La lettre de Jacques évoque aussi d’autres responsabilités, personnelles et collectives. D’où viennent les guerres, d’où viennent les conflits entre vous, sinon de l’envie et la jalousie, la volonté de puissance, un désir insatiable et lancinant de posséder richesses et pouvoir. Il arrive même chez les croyants, et c’est Jacques qui le dit, que l’envie se transforme en prière : on se sert de Dieu pour obtenir autant sinon plus et mieux que le voisin. Il décrit précisément le mécanisme de la naissance et du développement de l’enrichissement coupable. Ce qui relève de l’adoration du veau d’or. L’idole de tous les temps, le dieu dollar, à qui l’on sacrifie tous les jours des vies humaines.
Or, dans l’esprit de la Bible, s’enrichir en « dépouillant les démunis, les faibles, les désarmés, est considéré comme une insulte faite à Dieu lui-même ». Les conflits collectifs s’enracinent toujours dans la convoitise des individus. Il faut donc commencer à faire le ménage chez soi. D’autant plus que nous sommes tous plus ou moins sollicités par des tentations dont les racines sont en nous.
Ces enseignements ont été traduits dans l’Evangile en paraboles et gestes, en images. Aujourd’hui, en photos, ils auraient fait la Une de tous les journaux. On a vu Sr Teresa embrassant un handicapé, la princesse Diana prenant un petit sidéen dans ses bras, le pape soulevant un enfant malade ou embrassant un jeune blessé. Tout comme on a pu voir jadis Hitler et Staline se faire photographier avec un enfant dans les bras. Mais la même scène touchante n’a pas nécessairement le même sens ni le même témoignage à donner.
Au temps de Jésus, les enfants ne comptaient pour rien. Ils étaient les premiers parmi les dédaignés. Ils ne font l’objet d’aucune considération, mais bien de mépris. Dans la tradition biblique, ils sont un symbole de faiblesse plutôt que d’innocence. Ils représentaient donc tous ceux et celles qui ne comptent pas dans la société, qui n’ont ni pouvoir, ni argent, ni parole.

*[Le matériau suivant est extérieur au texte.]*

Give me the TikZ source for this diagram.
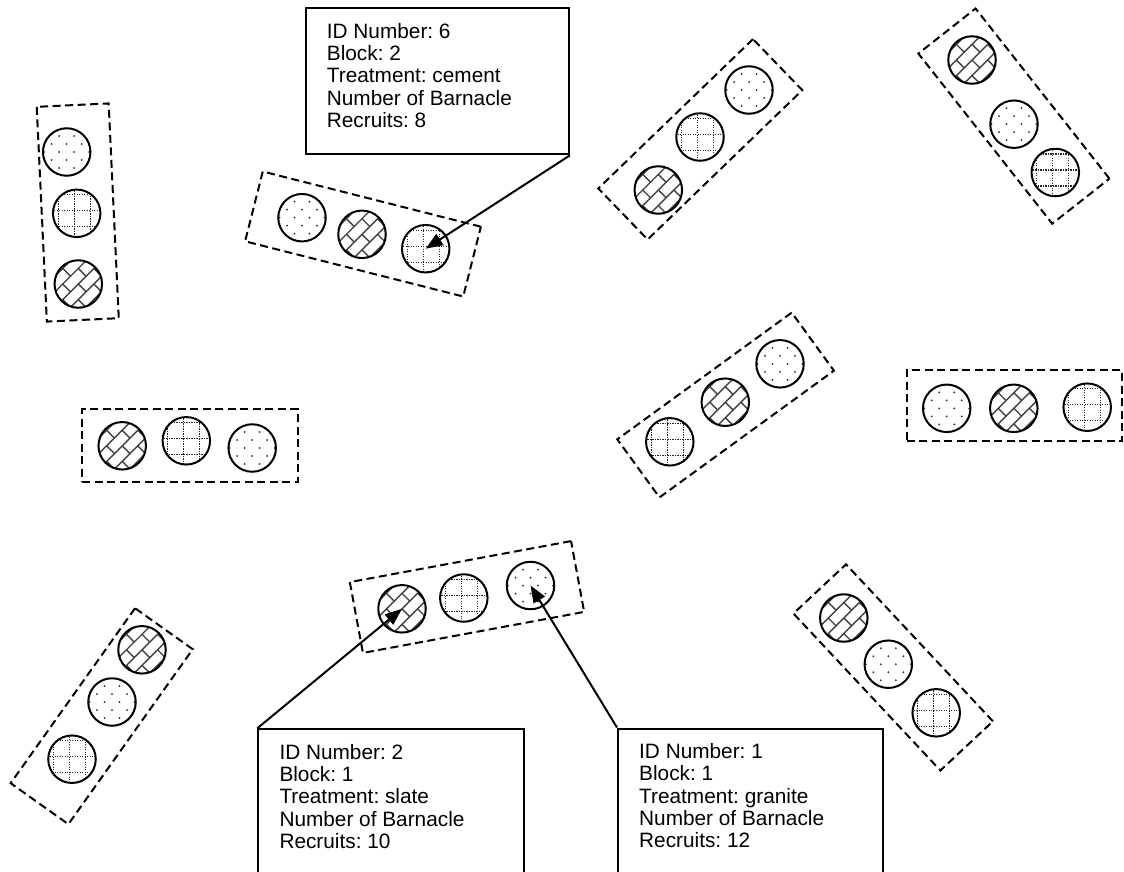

L’enfant que Jésus accueille n’est pas notre « enfant roi », mais le représentant des pauvres, des gosses des rues, des marginaux, des exclus, des plus vulnérables. Et Jésus nous dit que les personnes, les familles, les groupes, les communautés qui accueillent et se mettent au service des plus fragiles, des plus éprouvés de ce monde, accueillent non seulement le Christ, mais Dieu qui l’a envoyé. La vraie grandeur est celle du serviteur. Chercher à servir et non à être servi.